04 março 2010

A outra de mim


Tenho muito medo da mulher. De seus abismos, do seu silêncio. E nem era pra ter. Fui criado por minha mãe e duas tias, com duas irmãs de lambuja. Devia, pois, desde o berço, estar acostumado ao modo de ser feminino. Com suas sombras, com seus segredos. Devia estar, mas não estou. E quanto mais vivo, mais me assombro com seus mistérios, com seus bruxedos.


Tenho mulher e duas filhas, uma nora, três netas e várias sobrinhas. Tenho muitas amigas. Minha casa é impregnada pela alma feminina. Passei décadas da minha vida ensinando a classes formadas por grande maioria feminina. Oitenta por cento de minha clientela também é formada por mulheres. Já era tempo, vocês hão de pensar, de não mais me espantar com o feminino. Mas isso, no meu fraco entender, é impossível.

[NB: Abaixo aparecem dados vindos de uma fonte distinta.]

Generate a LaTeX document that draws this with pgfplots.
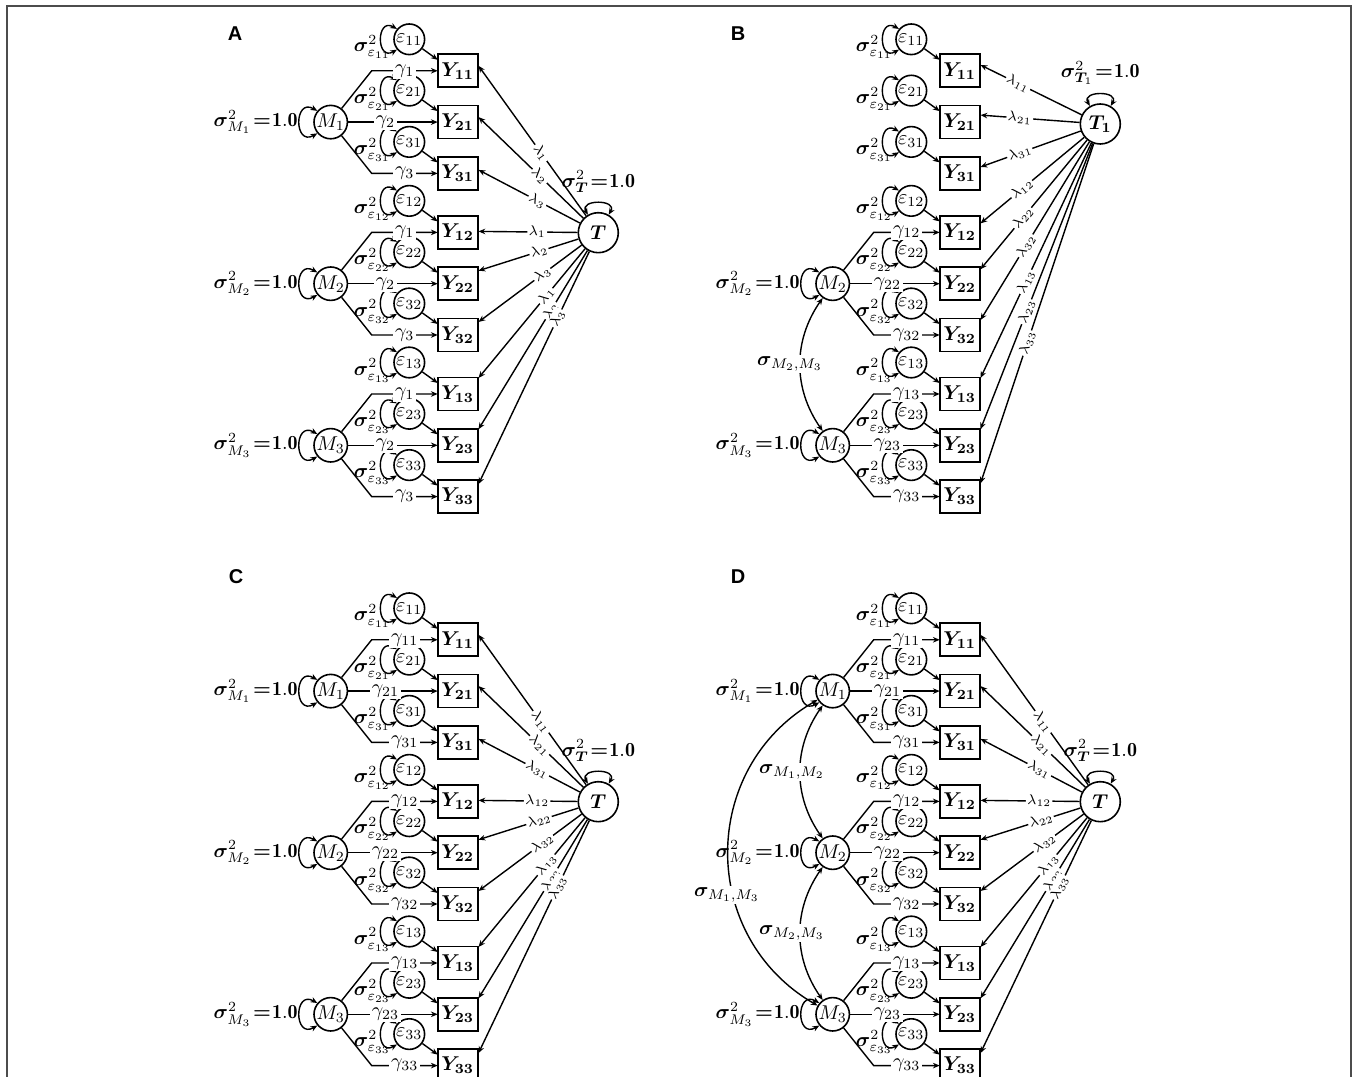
\documentclass[border=0pt]{standalone}
\usepackage{fontspec}
\usepackage{amsmath}
\usepackage{bm}
\usepackage{pgfplots}
\pgfplotsset{compat=1.18}
\usetikzlibrary{arrows.meta}
\newfontfamily\hv{Liberation Sans}

\tikzset{
 yb/.style={draw, line width=0.8pt, minimum width=20pt, minimum height=16.5pt, inner sep=0pt, fill=white},
 ec/.style={draw, circle, line width=0.8pt, minimum size=15.3pt, inner sep=0pt},
 mc/.style={draw, circle, line width=0.8pt, minimum size=16.7pt, inner sep=0pt},
 tc/.style={draw, circle, line width=0.8pt, minimum size=20pt, inner sep=0pt},
 ar/.style={-{Stealth[length=3.4pt,width=2.8pt]}, line width=0.7pt},
 dar/.style={arrows={Stealth[length=3.4pt,width=2.8pt]-Stealth[length=3.4pt,width=2.8pt]}, line width=0.7pt},
 lab/.style={fill=white, inner sep=0.6pt, font=\scriptsize},
 glab/.style={fill=white, inner sep=0.8pt},
}
\newcommand\Eq{\mkern1.5mu{\bm{=}}\mkern1mu\mathbf{1.0}}

\newcommand\Yrow[4]{%
 \node[yb] (Y#4) at ({#1+457.7},{#2+#3}) {$\bm{Y}_{\bm{#4}}$};
 \node[ec] (E#4) at ({#1+409.3},{#2+#3-31.5}) {$\varepsilon_{#4}$};
 \draw[dar] (E#4.140) to[out=150,in=210,looseness=3.0] (E#4.220);
 \node[inner sep=0pt] at ({#1+372.3},{#2+#3-23.5}) {$\bm{\sigma}^2_{\varepsilon_{#4}}$};
 \draw[ar] (E#4) -- ({#1+437.7},{#2+#3-11});
}
\newcommand\Mgroup[7]{%
 \node[mc] (M#4) at ({#1+330.7},{#2+#3+51.3}) {$M_{#4}$};
 \node[anchor=east, inner sep=0pt] at ({#1+298},{#2+#3+51.3}) {$\bm{\sigma}^2_{M_{#4}}\Eq$};
 \draw[dar] (M#4.140) to[out=150,in=210,looseness=3.1] (M#4.220);
 \draw[ar] (M#4) -- ({#1+371.7},{#2+#3}) -- ({#1+437.7},{#2+#3});
 \draw[ar] (M#4) -- ({#1+437.7},{#2+#3+51.3});
 \draw[ar] (M#4) -- ({#1+371.7},{#2+#3+102.6}) -- ({#1+437.7},{#2+#3+102.6});
 \node[glab] at ({#1+404.7},{#2+#3}) {$#5$};
 \node[glab] at ({#1+385.5},{#2+#3+51.3}) {$#6$};
 \node[glab] at ({#1+404.7},{#2+#3+102.6}) {$#7$};
}
\newcommand\Tnode[5]{%
 \node[tc] (T) at ({#1+598.3},{#2+#3}) {$#4$};
 \draw[dar] (T.60) to[out=60,in=120,looseness=2.2] (T.120);
 \node at ({#1+598.3},{#2+#3-51}) {$#5\Eq$};
}
\newcommand\Lam[4]{%
 \draw[ar] (T) -- ([yshift=#2pt]Y#1.east) node[lab,sloped,pos=#3] {$#4$};
}
\newcommand\AllRows[2]{%
 \Yrow{#1}{#2}{70.8}{11}\Yrow{#1}{#2}{122.1}{21}\Yrow{#1}{#2}{173.4}{31}
 \Yrow{#1}{#2}{232.4}{12}\Yrow{#1}{#2}{283.7}{22}\Yrow{#1}{#2}{335.0}{32}
 \Yrow{#1}{#2}{394.0}{13}\Yrow{#1}{#2}{445.3}{23}\Yrow{#1}{#2}{496.6}{33}
}

\begin{document}
\begin{tikzpicture}
\begin{axis}[x=0.5pt, y=0.5pt, y dir=reverse,
  xmin=0, xmax=1356, ymin=0, ymax=1077,
  hide axis, clip=false]
\addplot[draw=black!70, line width=0.8pt, mark=none] coordinates {(7,1090) (7,6) (1351,6) (1351,1090)};
\end{axis}

\begin{scope}[shift={(0pt,538.5pt)}, x=0.5pt, y=-0.5pt]
\node at (235,34) {\hv\bfseries\fontsize{10}{11}\selectfont A};
\node at (738,34) {\hv\bfseries\fontsize{10}{11}\selectfont B};
\node at (236,577) {\hv\bfseries\fontsize{10}{11}\selectfont C};
\node at (738,577) {\hv\bfseries\fontsize{10}{11}\selectfont D};

% ---------------- Panel A
\AllRows{0}{0}
\Mgroup{0}{0}{70.8}{1}{\gamma_1}{\gamma_2}{\gamma_3}
\Mgroup{0}{0}{232.4}{2}{\gamma_1}{\gamma_2}{\gamma_3}
\Mgroup{0}{0}{394.0}{3}{\gamma_1}{\gamma_2}{\gamma_3}
\Tnode{0}{0}{232.7}{\bm{T}}{\bm{\sigma}^2_{\bm{T}}}
\Lam{11}{2.5}{0.42}{\lambda_1}
\Lam{21}{2.5}{0.417}{\lambda_2}
\Lam{31}{1.75}{0.42}{\lambda_3}
\Lam{12}{0.5}{0.407}{\lambda_1}
\Lam{22}{6.5}{0.395}{\lambda_2}
\Lam{32}{6.5}{0.381}{\lambda_3}
\Lam{13}{8}{0.365}{\lambda_1}
\Lam{23}{8}{0.337}{\lambda_2}
\Lam{33}{6.25}{0.288}{\lambda_3}

% ---------------- Panel B
\AllRows{502}{0}
\Mgroup{502}{0}{232.4}{2}{\gamma_{12}}{\gamma_{22}}{\gamma_{32}}
\Mgroup{502}{0}{394.0}{3}{\gamma_{13}}{\gamma_{23}}{\gamma_{33}}
\Tnode{502}{0}{124}{\bm{T}_{\bm{1}}}{\bm{\sigma}^2_{\bm{T}_{1}}}
\Lam{11}{2.9}{0.628}{\lambda_{11}}
\Lam{21}{3.5}{0.604}{\lambda_{21}}
\Lam{31}{3.2}{0.608}{\lambda_{31}}
\Lam{12}{4.5}{0.602}{\lambda_{12}}
\Lam{22}{7.2}{0.603}{\lambda_{22}}
\Lam{32}{7.5}{0.584}{\lambda_{32}}
\Lam{13}{8}{0.591}{\lambda_{13}}
\Lam{23}{8}{0.589}{\lambda_{23}}
\Lam{33}{6.6}{0.587}{\lambda_{33}}
\draw[dar] (M2) to[out=-125,in=125] (M3);
\node[glab] at (790,364) {$\bm{\sigma}_{M_2,M_3}$};

% ---------------- Panel C
\AllRows{0}{569}
\Mgroup{0}{569}{70.8}{1}{\gamma_{11}}{\gamma_{21}}{\gamma_{31}}
\Mgroup{0}{569}{232.4}{2}{\gamma_{12}}{\gamma_{22}}{\gamma_{32}}
\Mgroup{0}{569}{394.0}{3}{\gamma_{13}}{\gamma_{23}}{\gamma_{33}}
\Tnode{0}{569}{232.7}{\bm{T}}{\bm{\sigma}^2_{\bm{T}}}
\Lam{11}{2.5}{0.42}{\lambda_{11}}
\Lam{21}{2.5}{0.417}{\lambda_{21}}
\Lam{31}{1.75}{0.42}{\lambda_{31}}
\Lam{12}{0.5}{0.407}{\lambda_{12}}
\Lam{22}{6.5}{0.395}{\lambda_{22}}
\Lam{32}{6.5}{0.381}{\lambda_{32}}
\Lam{13}{8}{0.365}{\lambda_{13}}
\Lam{23}{8}{0.337}{\lambda_{23}}
\Lam{33}{6.25}{0.288}{\lambda_{33}}

% ---------------- Panel D
\AllRows{502}{569}
\Mgroup{502}{569}{70.8}{1}{\gamma_{11}}{\gamma_{21}}{\gamma_{31}}
\Mgroup{502}{569}{232.4}{2}{\gamma_{12}}{\gamma_{22}}{\gamma_{32}}
\Mgroup{502}{569}{394.0}{3}{\gamma_{13}}{\gamma_{23}}{\gamma_{33}}
\Tnode{502}{569}{232.7}{\bm{T}}{\bm{\sigma}^2_{\bm{T}}}
\Lam{11}{2.5}{0.42}{\lambda_{11}}
\Lam{21}{2.5}{0.417}{\lambda_{21}}
\Lam{31}{1.75}{0.42}{\lambda_{31}}
\Lam{12}{0.5}{0.407}{\lambda_{12}}
\Lam{22}{6.5}{0.395}{\lambda_{22}}
\Lam{32}{6.5}{0.381}{\lambda_{32}}
\Lam{13}{8}{0.365}{\lambda_{13}}
\Lam{23}{8}{0.337}{\lambda_{23}}
\Lam{33}{6.25}{0.288}{\lambda_{33}}
\draw[dar] (M1) to[out=-125,in=125] (M2);
\draw[dar] (M2) to[out=-125,in=125] (M3);
\draw[dar] (M1) to[out=-150,in=150,looseness=1.15] (M3);
\node[glab] at (792,772) {$\bm{\sigma}_{M_1,M_2}$};
\node[glab] at (792,933) {$\bm{\sigma}_{M_2,M_3}$};
\node[glab] at (727,895) {$\bm{\sigma}_{M_1,M_3}$};
\end{scope}

\pgfresetboundingbox
\path[use as bounding box] (current axis.south west) rectangle (current axis.north east);
\end{tikzpicture}
\end{document}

Não depende da idade nem de qualquer atributo físico. A mulher, toda mulher, traz consigo um quinhão de estranheza que resiste a qualquer tentativa de tradução. Inclusive por elas mesmas. É esta face obscura, que nos olha do outro lado da fronteira de um país estrangeiro, que nos lança o desafio permanente da decifração. Com a decorrente ameaça de devoramento, é claro.

Desde menino guardo a imagem dessas alegres esfinges, em cochichos, rabos de olhos, meneios de cabeça, finalizados pela risada cabulosa que me tinha por alvo. Pobres de nós, os meninos, indefesos, encabulados, batendo em retirada para longe daquele exercício incipiente do maldoso mistério a que ficamos a mercê pelo resto da vida.

Com uma porção tão grande de estranheza, dá pra entender porque a mulher é alvo de tanta violência. Poucas pessoas suportam conviver com a diferença. Principalmente com essa diferença radical que o feminino representa.

Eu, que tenho por fardo a obviedade masculina, sou grato àquela que me põe cotidianamente em frente ao seu mistério. Essa outra de mim, que me ensina a conviver com meus abismos, com meus escuros.
Ilustração: Gustav Klint.

2 comentários:

Angela disse...

Talvez algumas mulheres possam ter percepção semelhante dos homens, não acha?

ELAINE ERIG disse...

Wonderful text, I think you are very brave.